Cowart holds his fingers over the volume knob of his car stereo, turning it down. Bracing for the build up of the song playing from his iPhone, he brags about the new stereo subwoofers installed in his BMW.

“My grandmother actually sent me the money for them,” he said, pulling up to the stoplight before turning into the Oxford Fire Department. “I told her how I cracked my speaker playing loud music, in order to keep me awake during my route.”

“She knew I was already working to pay my parents back, so she sent me money to replace my speaker. I saved the money and ended up replacing both of my subwoofers.”

Cowart eases into the empty garage of the empty Oxford Fire Department and notices the stack of newspapers on chest-level risers.

The sky begins to peak the first evidence of morning light just outside of the Oxford Fire Department as Cowart begins to fill his backseat with The Daily Mississippian newspapers. As he appears to be the first to arrive to receive his stack of papers, he said this is the fifth day in a row he’s been early to his route.

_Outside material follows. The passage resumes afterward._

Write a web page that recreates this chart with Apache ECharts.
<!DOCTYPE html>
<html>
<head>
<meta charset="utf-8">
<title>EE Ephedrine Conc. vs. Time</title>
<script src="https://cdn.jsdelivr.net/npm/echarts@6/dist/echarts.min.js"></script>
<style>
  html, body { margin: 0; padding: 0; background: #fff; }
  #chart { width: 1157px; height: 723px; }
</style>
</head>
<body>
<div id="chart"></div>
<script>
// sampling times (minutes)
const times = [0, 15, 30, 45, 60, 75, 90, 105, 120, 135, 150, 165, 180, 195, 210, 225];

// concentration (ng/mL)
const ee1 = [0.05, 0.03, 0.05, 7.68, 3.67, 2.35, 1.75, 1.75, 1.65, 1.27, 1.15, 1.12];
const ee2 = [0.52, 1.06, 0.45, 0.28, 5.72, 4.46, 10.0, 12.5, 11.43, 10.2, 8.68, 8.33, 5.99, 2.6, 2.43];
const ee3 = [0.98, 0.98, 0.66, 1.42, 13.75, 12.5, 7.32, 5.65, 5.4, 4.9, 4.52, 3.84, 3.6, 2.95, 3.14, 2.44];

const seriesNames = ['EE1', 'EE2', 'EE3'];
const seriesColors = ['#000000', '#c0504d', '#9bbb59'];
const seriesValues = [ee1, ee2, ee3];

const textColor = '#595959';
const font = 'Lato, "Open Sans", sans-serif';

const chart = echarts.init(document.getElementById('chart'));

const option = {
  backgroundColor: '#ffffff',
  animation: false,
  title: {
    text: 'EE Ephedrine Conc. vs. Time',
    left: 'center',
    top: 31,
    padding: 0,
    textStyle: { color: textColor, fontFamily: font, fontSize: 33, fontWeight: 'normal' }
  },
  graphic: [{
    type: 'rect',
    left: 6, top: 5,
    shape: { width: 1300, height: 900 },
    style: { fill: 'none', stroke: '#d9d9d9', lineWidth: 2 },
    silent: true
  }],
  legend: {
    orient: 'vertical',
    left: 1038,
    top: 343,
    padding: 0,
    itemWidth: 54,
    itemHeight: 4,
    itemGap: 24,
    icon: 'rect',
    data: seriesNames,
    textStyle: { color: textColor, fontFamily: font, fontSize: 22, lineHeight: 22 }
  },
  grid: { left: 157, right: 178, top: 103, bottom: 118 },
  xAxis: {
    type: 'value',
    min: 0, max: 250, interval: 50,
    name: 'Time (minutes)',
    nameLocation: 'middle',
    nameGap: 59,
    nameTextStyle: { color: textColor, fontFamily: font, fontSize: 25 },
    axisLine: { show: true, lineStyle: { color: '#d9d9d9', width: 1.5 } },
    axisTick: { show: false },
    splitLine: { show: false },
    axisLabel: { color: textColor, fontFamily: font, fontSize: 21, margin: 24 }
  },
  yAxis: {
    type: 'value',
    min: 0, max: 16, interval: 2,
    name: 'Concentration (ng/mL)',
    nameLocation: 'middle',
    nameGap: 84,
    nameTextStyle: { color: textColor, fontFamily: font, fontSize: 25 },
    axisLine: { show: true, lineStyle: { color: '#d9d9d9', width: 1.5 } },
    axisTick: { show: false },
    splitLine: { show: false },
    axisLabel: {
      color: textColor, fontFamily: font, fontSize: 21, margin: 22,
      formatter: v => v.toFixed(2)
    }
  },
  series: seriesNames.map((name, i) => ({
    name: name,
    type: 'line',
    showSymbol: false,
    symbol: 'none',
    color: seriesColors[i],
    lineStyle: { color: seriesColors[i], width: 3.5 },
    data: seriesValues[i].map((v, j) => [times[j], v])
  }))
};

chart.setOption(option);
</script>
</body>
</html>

“It’s just me and four other kids that are able to do this,” he said, signing his name in on the ‘log-in’ sheet. “We all receive a group text every morning from our boss, asking if we’re on our way, and that’s about all the contact we have with him.”

As he begins to sort the stack of papers, Cowart said he got the job by convincing his boss, Resse Worthington, he was a decisive student.

“Only Ole Miss students are eligible for hire as delivery people for the university,” said Worthington. Each student is paid $30 a day and must provide his or her own transportation and gas.

Slamming the trunk of his car after he loads the final stack of newspapers, Cowart said, “It felt like a privilege getting hired, because I have free reign of when I can come and go without my boss actually seeing . . . But for my circumstances, it’s better to enjoy my luck then to stretch it.”